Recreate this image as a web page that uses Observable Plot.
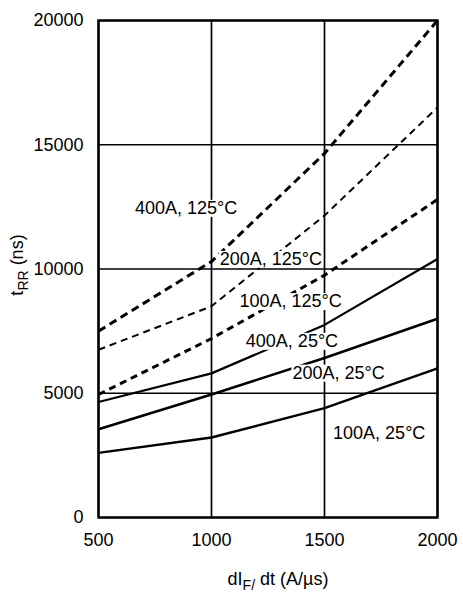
<!DOCTYPE html>
<html>
<head>
<meta charset="utf-8">
<script src="https://cdn.jsdelivr.net/npm/d3@7"></script>
<script src="https://cdn.jsdelivr.net/npm/@observablehq/plot@0.6"></script>
<style>
  html, body { margin: 0; padding: 0; background: #fff; }
  #chart { width: 463px; height: 596px; }
</style>
</head>
<body>
<div id="chart"></div>
<script>
// ---- data ----
const dIdt = [500, 1000, 1500, 2000];
const trr400A125C = [7500, 10300, 14650, 20000];
const trr200A125C = [6750, 8500, 12150, 16500];
const trr100A125C = [4950, 7200, 9750, 12800];
const trr400A25C = [4650, 5800, 7750, 10400];
const trr200A25C = [3550, 4950, 6420, 8000];
const trr100A25C = [2600, 3220, 4400, 6000];

const seriesNames = ["400A, 125°C", "200A, 125°C", "100A, 125°C", "400A, 25°C", "200A, 25°C", "100A, 25°C"];
const seriesValues = [trr400A125C, trr200A125C, trr100A125C, trr400A25C, trr200A25C, trr100A25C];

const xTicks = [500, 1000, 1500, 2000];
const yTicks = [0, 5000, 10000, 15000, 20000];

// label anchor points (data coordinates)
const labelText = ["400A, 125°C", "200A, 125°C", "100A, 125°C", "400A, 25°C", "200A, 25°C", "100A, 25°C"];
const labelX = [888, 1263, 1350, 1356, 1562, 1742];
const labelY = [12450, 10400, 8700, 7100, 5820, 3400];

// ---- styles (separate from data) ----
const styles = {
  "400A, 125°C": {strokeWidth: 3, dash: "8,5"},
  "200A, 125°C": {strokeWidth: 2, dash: "7,5"},
  "100A, 125°C": {strokeWidth: 3, dash: "7,5"},
  "400A, 25°C": {strokeWidth: 2.2, dash: null},
  "200A, 25°C": {strokeWidth: 2.6, dash: null},
  "100A, 25°C": {strokeWidth: 2.4, dash: null}
};

const lineMarks = seriesNames.map((name, i) => {
  const rows = dIdt.map((x, j) => ({x, y: seriesValues[i][j]}));
  const st = styles[name];
  return Plot.line(rows, {
    x: "x", y: "y", stroke: "#000",
    strokeWidth: st.strokeWidth,
    strokeDasharray: st.dash || undefined,
    strokeLinecap: "butt", strokeLinejoin: "round"
  });
});

const labels = labelText.map((t, i) => ({t, x: labelX[i], y: labelY[i]}));

const FONT = "'Liberation Sans', Arial, Helvetica, sans-serif";

const plot = Plot.plot({
  width: 463,
  height: 596,
  marginLeft: 98,
  marginRight: 26,
  marginTop: 20,
  marginBottom: 79,
  style: {fontFamily: FONT, fontSize: "18px", color: "#000", background: "#fff", overflow: "visible"},
  x: {domain: [500, 2000]},
  y: {domain: [0, 20000]},
  marks: [
    Plot.gridX(xTicks, {stroke: "#000", strokeOpacity: 1, strokeWidth: 1.7}),
    Plot.gridY(yTicks, {stroke: "#000", strokeOpacity: 1, strokeWidth: 1.7}),
    ...lineMarks,
    Plot.frame({stroke: "#000", strokeWidth: 2.4}),
    Plot.axisX(xTicks, {tickSize: 0, tickPadding: 16, fontSize: 18, label: null, tickFormat: d => String(d)}),
    Plot.axisY(yTicks, {tickSize: 0, tickPadding: 15, fontSize: 18, label: null, tickFormat: d => String(d)}),
    Plot.text(labels, {x: "x", y: "y", text: "t", fontSize: 18, fill: "#000", textAnchor: "middle", lineAnchor: "middle", className: "curve-label"})
  ]
});

document.getElementById("chart").appendChild(plot);

// white boxes behind curve labels (as in the reference)
const svg = d3.select(plot);
svg.selectAll("g.curve-label text").each(function () {
  const bb = this.getBBox();
  const tr = this.getAttribute("transform");
  const r = document.createElementNS("http://www.w3.org/2000/svg", "rect");
  r.setAttribute("x", bb.x - 1);
  r.setAttribute("y", bb.y + 2);
  r.setAttribute("width", bb.width + 2);
  r.setAttribute("height", bb.height - 3);
  r.setAttribute("fill", "#fff");
  if (tr) r.setAttribute("transform", tr);
  this.parentNode.insertBefore(r, this);
});

// axis titles with subscripts
const xt = svg.append("text")
  .attr("x", 278).attr("y", 585)
  .attr("text-anchor", "middle")
  .attr("font-family", FONT).attr("font-size", 18).attr("fill", "#000");
xt.append("tspan").text("dI");
xt.append("tspan").attr("font-size", 14).attr("dy", 5).text("F/");
xt.append("tspan").attr("dy", -5).text(" dt (A/µs)");

const yt = svg.append("text")
  .attr("transform", "translate(23,265) rotate(-90)")
  .attr("text-anchor", "middle")
  .attr("font-family", FONT).attr("font-size", 18).attr("fill", "#000");
yt.append("tspan").text("t");
yt.append("tspan").attr("font-size", 14).attr("dy", 5).text("RR");
yt.append("tspan").attr("dy", -5).text(" (ns)");
</script>
</body>
</html>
────────
• **What to produce**: Transcribe the whole listing exactly. Pictures stay out of your copy.

• **Output for this task**:
Recreate this image as a web page that uses Observable Plot.
<!DOCTYPE html>
<html>
<head>
<meta charset="utf-8">
<script src="https://cdn.jsdelivr.net/npm/d3@7"></script>
<script src="https://cdn.jsdelivr.net/npm/@observablehq/plot@0.6"></script>
<style>
  html, body { margin: 0; padding: 0; background: #fff; }
  #chart { width: 463px; height: 596px; }
</style>
</head>
<body>
<div id="chart"></div>
<script>
// ---- data ----
const dIdt = [500, 1000, 1500, 2000];
const trr400A125C = [7500, 10300, 14650, 20000];
const trr200A125C = [6750, 8500, 12150, 16500];
const trr100A125C = [4950, 7200, 9750, 12800];
const trr400A25C = [4650, 5800, 7750, 10400];
const trr200A25C = [3550, 4950, 6420, 8000];
const trr100A25C = [2600, 3220, 4400, 6000];

const seriesNames = ["400A, 125°C", "200A, 125°C", "100A, 125°C", "400A, 25°C", "200A, 25°C", "100A, 25°C"];
const seriesValues = [trr400A125C, trr200A125C, trr100A125C, trr400A25C, trr200A25C, trr100A25C];

const xTicks = [500, 1000, 1500, 2000];
const yTicks = [0, 5000, 10000, 15000, 20000];

// label anchor points (data coordinates)
const labelText = ["400A, 125°C", "200A, 125°C", "100A, 125°C", "400A, 25°C", "200A, 25°C", "100A, 25°C"];
const labelX = [888, 1263, 1350, 1356, 1562, 1742];
const labelY = [12450, 10400, 8700, 7100, 5820, 3400];

// ---- styles (separate from data) ----
const styles = {
  "400A, 125°C": {strokeWidth: 3, dash: "8,5"},
  "200A, 125°C": {strokeWidth: 2, dash: "7,5"},
  "100A, 125°C": {strokeWidth: 3, dash: "7,5"},
  "400A, 25°C": {strokeWidth: 2.2, dash: null},
  "200A, 25°C": {strokeWidth: 2.6, dash: null},
  "100A, 25°C": {strokeWidth: 2.4, dash: null}
};

const lineMarks = seriesNames.map((name, i) => {
  const rows = dIdt.map((x, j) => ({x, y: seriesValues[i][j]}));
  const st = styles[name];
  return Plot.line(rows, {
    x: "x", y: "y", stroke: "#000",
    strokeWidth: st.strokeWidth,
    strokeDasharray: st.dash || undefined,
    strokeLinecap: "butt", strokeLinejoin: "round"
  });
});

const labels = labelText.map((t, i) => ({t, x: labelX[i], y: labelY[i]}));

const FONT = "'Liberation Sans', Arial, Helvetica, sans-serif";

const plot = Plot.plot({
  width: 463,
  height: 596,
  marginLeft: 98,
  marginRight: 26,
  marginTop: 20,
  marginBottom: 79,
  style: {fontFamily: FONT, fontSize: "18px", color: "#000", background: "#fff", overflow: "visible"},
  x: {domain: [500, 2000]},
  y: {domain: [0, 20000]},
  marks: [
    Plot.gridX(xTicks, {stroke: "#000", strokeOpacity: 1, strokeWidth: 1.7}),
    Plot.gridY(yTicks, {stroke: "#000", strokeOpacity: 1, strokeWidth: 1.7}),
    ...lineMarks,
    Plot.frame({stroke: "#000", strokeWidth: 2.4}),
    Plot.axisX(xTicks, {tickSize: 0, tickPadding: 16, fontSize: 18, label: null, tickFormat: d => String(d)}),
    Plot.axisY(yTicks, {tickSize: 0, tickPadding: 15, fontSize: 18, label: null, tickFormat: d => String(d)}),
    Plot.text(labels, {x: "x", y: "y", text: "t", fontSize: 18, fill: "#000", textAnchor: "middle", lineAnchor: "middle", className: "curve-label"})
  ]
});

document.getElementById("chart").appendChild(plot);

// white boxes behind curve labels (as in the reference)
const svg = d3.select(plot);
svg.selectAll("g.curve-label text").each(function () {
  const bb = this.getBBox();
  const tr = this.getAttribute("transform");
  const r = document.createElementNS("http://www.w3.org/2000/svg", "rect");
  r.setAttribute("x", bb.x - 1);
  r.setAttribute("y", bb.y + 2);
  r.setAttribute("width", bb.width + 2);
  r.setAttribute("height", bb.height - 3);
  r.setAttribute("fill", "#fff");
  if (tr) r.setAttribute("transform", tr);
  this.parentNode.insertBefore(r, this);
});

// axis titles with subscripts
const xt = svg.append("text")
  .attr("x", 278).attr("y", 585)
  .attr("text-anchor", "middle")
  .attr("font-family", FONT).attr("font-size", 18).attr("fill", "#000");
xt.append("tspan").text("dI");
xt.append("tspan").attr("font-size", 14).attr("dy", 5).text("F/");
xt.append("tspan").attr("dy", -5).text(" dt (A/µs)");

const yt = svg.append("text")
  .attr("transform", "translate(23,265) rotate(-90)")
  .attr("text-anchor", "middle")
  .attr("font-family", FONT).attr("font-size", 18).attr("fill", "#000");
yt.append("tspan").text("t");
yt.append("tspan").attr("font-size", 14).attr("dy", 5).text("RR");
yt.append("tspan").attr("dy", -5).text(" (ns)");
</script>
</body>
</html>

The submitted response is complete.